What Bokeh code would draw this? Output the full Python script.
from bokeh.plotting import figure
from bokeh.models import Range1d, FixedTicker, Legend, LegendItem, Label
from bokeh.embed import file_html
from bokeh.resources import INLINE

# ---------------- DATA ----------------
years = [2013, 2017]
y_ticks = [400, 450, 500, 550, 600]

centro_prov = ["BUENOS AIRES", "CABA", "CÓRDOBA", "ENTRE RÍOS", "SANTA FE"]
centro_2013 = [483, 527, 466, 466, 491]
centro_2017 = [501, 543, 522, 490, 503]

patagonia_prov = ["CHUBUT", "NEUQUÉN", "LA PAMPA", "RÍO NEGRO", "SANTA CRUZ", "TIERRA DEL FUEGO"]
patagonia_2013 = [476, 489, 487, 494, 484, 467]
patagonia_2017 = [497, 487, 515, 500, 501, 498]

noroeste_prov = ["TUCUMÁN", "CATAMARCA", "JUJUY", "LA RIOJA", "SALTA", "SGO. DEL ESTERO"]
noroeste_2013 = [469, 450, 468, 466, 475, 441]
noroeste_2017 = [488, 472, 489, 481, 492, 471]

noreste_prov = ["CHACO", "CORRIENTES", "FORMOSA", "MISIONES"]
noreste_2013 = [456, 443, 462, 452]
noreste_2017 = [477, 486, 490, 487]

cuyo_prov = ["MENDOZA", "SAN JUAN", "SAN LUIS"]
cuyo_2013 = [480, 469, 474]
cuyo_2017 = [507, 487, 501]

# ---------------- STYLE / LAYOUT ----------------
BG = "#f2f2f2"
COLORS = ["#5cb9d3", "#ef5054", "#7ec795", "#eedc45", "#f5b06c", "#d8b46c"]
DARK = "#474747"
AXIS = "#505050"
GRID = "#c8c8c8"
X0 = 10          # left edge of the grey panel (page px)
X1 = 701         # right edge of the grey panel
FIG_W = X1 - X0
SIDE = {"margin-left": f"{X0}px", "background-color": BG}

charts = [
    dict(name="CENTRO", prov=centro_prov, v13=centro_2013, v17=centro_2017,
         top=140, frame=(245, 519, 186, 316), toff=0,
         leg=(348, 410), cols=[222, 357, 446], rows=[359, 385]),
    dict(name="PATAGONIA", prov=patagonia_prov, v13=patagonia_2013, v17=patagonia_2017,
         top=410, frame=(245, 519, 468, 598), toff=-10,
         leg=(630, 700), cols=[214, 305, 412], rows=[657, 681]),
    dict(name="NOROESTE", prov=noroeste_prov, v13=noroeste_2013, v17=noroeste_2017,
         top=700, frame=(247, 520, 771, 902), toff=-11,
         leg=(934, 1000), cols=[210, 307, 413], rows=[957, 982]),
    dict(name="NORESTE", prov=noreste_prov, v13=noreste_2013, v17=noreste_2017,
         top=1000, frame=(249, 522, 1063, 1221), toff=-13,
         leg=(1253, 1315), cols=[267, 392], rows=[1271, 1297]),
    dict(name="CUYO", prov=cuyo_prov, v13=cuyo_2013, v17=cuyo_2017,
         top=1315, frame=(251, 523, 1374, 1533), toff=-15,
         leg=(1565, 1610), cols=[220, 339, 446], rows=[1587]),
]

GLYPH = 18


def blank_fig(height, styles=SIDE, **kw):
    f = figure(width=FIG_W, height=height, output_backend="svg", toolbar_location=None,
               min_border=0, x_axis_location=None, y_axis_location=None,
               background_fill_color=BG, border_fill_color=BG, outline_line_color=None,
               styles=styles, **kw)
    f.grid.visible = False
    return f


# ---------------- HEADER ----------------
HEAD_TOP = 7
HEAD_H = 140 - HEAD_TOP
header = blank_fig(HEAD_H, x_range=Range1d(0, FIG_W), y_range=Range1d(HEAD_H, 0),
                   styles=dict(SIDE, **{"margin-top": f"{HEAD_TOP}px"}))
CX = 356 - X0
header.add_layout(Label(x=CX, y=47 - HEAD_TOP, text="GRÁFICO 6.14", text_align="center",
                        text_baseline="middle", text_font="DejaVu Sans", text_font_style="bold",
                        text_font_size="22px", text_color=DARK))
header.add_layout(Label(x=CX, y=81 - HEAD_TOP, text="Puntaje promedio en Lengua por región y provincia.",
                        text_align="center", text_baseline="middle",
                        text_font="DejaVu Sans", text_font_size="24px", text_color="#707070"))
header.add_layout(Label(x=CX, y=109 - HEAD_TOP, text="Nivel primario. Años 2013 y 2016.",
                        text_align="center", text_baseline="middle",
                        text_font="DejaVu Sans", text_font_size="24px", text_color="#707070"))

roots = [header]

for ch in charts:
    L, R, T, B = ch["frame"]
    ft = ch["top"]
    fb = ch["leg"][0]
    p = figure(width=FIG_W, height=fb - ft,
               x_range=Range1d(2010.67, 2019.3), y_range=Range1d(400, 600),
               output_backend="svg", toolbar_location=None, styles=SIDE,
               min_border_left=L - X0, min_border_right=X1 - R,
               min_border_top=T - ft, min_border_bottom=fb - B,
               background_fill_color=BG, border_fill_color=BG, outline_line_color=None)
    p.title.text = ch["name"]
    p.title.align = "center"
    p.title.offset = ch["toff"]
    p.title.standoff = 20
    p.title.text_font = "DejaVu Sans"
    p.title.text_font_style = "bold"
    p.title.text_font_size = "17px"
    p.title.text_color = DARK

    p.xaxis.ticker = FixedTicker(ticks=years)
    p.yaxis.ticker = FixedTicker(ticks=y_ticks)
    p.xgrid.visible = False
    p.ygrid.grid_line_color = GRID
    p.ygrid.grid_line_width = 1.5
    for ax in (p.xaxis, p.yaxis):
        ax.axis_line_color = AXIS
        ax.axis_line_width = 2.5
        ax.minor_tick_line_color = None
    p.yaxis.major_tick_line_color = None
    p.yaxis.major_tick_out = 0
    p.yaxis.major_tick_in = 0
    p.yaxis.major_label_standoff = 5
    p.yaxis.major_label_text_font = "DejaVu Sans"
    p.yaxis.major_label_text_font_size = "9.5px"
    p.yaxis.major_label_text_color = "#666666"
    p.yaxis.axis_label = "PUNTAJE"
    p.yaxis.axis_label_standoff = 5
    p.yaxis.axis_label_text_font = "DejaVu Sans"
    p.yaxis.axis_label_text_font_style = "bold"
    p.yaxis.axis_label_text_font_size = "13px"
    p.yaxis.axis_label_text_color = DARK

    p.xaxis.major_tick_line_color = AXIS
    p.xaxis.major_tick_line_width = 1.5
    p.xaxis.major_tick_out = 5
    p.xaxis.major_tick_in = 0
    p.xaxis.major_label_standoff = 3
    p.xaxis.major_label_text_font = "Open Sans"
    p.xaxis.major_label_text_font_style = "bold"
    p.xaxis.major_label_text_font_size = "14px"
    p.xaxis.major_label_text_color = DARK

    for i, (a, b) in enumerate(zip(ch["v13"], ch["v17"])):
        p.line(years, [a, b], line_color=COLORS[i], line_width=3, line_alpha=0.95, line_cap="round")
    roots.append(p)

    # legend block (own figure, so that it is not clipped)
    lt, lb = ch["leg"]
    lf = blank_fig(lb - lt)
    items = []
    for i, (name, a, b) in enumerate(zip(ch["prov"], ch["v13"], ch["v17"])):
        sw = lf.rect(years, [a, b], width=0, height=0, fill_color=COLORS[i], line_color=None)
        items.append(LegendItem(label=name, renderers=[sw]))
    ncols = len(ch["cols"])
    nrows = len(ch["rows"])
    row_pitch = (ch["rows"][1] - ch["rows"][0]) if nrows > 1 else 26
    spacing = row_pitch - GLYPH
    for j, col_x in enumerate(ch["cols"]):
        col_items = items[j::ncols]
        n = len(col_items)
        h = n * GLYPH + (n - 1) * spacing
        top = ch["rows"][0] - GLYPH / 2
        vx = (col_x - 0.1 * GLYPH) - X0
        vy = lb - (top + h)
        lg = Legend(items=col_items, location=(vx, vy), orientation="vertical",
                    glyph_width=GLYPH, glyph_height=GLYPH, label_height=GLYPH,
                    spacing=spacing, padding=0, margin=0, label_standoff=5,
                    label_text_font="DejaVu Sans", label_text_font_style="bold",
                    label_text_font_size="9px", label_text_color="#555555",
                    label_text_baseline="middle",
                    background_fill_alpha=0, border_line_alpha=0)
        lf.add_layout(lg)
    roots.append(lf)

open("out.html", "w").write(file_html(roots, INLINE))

○ ○ ○ ○ ○

TASK GOAL: Return exactly the lines that run from the top of the listing above to the line containing "cuyo_2017 = [507, 487, 501]", please, keeping both end lines and leaving out everything else.

ANSWER FOR THIS EXERCISE:
What Bokeh code would draw this? Output the full Python script.
from bokeh.plotting import figure
from bokeh.models import Range1d, FixedTicker, Legend, LegendItem, Label
from bokeh.embed import file_html
from bokeh.resources import INLINE

# ---------------- DATA ----------------
years = [2013, 2017]
y_ticks = [400, 450, 500, 550, 600]

centro_prov = ["BUENOS AIRES", "CABA", "CÓRDOBA", "ENTRE RÍOS", "SANTA FE"]
centro_2013 = [483, 527, 466, 466, 491]
centro_2017 = [501, 543, 522, 490, 503]

patagonia_prov = ["CHUBUT", "NEUQUÉN", "LA PAMPA", "RÍO NEGRO", "SANTA CRUZ", "TIERRA DEL FUEGO"]
patagonia_2013 = [476, 489, 487, 494, 484, 467]
patagonia_2017 = [497, 487, 515, 500, 501, 498]

noroeste_prov = ["TUCUMÁN", "CATAMARCA", "JUJUY", "LA RIOJA", "SALTA", "SGO. DEL ESTERO"]
noroeste_2013 = [469, 450, 468, 466, 475, 441]
noroeste_2017 = [488, 472, 489, 481, 492, 471]

noreste_prov = ["CHACO", "CORRIENTES", "FORMOSA", "MISIONES"]
noreste_2013 = [456, 443, 462, 452]
noreste_2017 = [477, 486, 490, 487]

cuyo_prov = ["MENDOZA", "SAN JUAN", "SAN LUIS"]
cuyo_2013 = [480, 469, 474]
cuyo_2017 = [507, 487, 501]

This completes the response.